"Разболелась сегодня. К вечеру заварила какое-то удивительное шведское какао на сливках, но вдруг уснула, провалившись в температурный сон. Какао остыло, и сверху его затянуло плотной холодной пенкой. Проснувшись, я пошла к раковине, чтобы выбросить ее с ложки, и вдруг подумала: «А как хорошо, что можно выбросить пенку».
Нет, правда.
Не нужно никаких ухищрений.
Не нужно сгонять ее к краю чашки.
Не нужно выдувать в ней прогалины.
Не нужно никому объяснять, как отвратительна эта пенка, как невыносим один ее вид.
И не нужно доказывать, что ты умрешь, натурально умрешь, если заставить тебя ее съесть.
Перед глазами поплыли все эти каши с молоком — гречневая, рисовая, жидкая овсянка, и наконец венец пыточной гастрономии — молочная лапша.
— Опять ты вылавливаешь!
— Что ты там выковыриваешь!
— Это то же самое молоко, просто оно свернулось!
Молочная пенка моего детства — как пятно из рассказа Стивена Кинга: самозародилось и плывёт, чтобы выесть тебе всю душу.
Но ладно пенка. Злокачественное образование. С ним все понятно.
А люди? Все эти удивительные взрослые люди. Зачем, почему им было так важно, чтобы ты сожрал эти манные комки, эту жуткую пенку, этот вареный прозрачный лук? Почему право на отвращение приходилось брать с боем?
Не могу себе вообразить, чтобы мне зачем-нибудь пришлось заставлять другого человека поедать разваренную морковь. Или вареную, пупырчатую кожу курицы. Или вот ещё развлечение — молоко с барсучьим жиром для больного горла. Мне было пять лет, я читала детскую библию и думала — зачем, ну зачем Ной взял с собой барсуков?
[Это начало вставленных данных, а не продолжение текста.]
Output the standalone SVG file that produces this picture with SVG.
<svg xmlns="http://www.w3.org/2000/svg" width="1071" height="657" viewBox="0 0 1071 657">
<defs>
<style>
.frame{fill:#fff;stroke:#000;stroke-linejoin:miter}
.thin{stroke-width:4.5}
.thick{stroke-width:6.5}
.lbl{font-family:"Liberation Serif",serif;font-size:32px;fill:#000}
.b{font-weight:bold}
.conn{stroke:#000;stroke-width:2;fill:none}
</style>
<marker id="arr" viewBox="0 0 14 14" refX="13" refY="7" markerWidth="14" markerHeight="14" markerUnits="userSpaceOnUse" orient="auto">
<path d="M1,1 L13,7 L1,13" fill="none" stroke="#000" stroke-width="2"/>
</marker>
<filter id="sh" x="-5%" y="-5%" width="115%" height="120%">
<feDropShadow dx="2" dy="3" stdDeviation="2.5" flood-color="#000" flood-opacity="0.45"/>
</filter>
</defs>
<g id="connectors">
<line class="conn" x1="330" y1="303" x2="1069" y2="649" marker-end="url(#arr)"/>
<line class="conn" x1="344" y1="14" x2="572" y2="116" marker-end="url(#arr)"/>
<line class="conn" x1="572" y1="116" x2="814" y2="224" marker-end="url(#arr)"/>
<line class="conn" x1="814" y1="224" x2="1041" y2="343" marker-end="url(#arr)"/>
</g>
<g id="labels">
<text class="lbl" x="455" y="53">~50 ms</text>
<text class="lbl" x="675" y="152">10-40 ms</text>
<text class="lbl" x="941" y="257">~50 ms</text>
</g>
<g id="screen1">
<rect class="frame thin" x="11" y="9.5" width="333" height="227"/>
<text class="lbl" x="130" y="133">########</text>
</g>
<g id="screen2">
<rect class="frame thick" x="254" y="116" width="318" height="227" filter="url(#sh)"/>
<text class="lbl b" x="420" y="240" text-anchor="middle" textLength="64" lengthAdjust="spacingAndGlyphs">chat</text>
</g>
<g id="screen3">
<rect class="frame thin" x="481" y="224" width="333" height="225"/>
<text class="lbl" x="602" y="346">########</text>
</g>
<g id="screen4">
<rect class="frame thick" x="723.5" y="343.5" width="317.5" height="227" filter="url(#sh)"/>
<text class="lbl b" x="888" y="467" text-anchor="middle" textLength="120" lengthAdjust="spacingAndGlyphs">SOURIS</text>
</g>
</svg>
Впрочем, у меня ведь нет детей. Может быть, вместе с ними появляется и непреодолимое желание насаждать вареный лук.
Как бы там ни было. У взрослой жизни много минусов. Иногда даже кажется, что совсем нет плюсов. А, между тем, вот же он — хотя бы один, очевидный: можно просто взять и выбросить пенку от молока."
Ольга Бешлей
P.S. Я очень часто думаю похожим образом.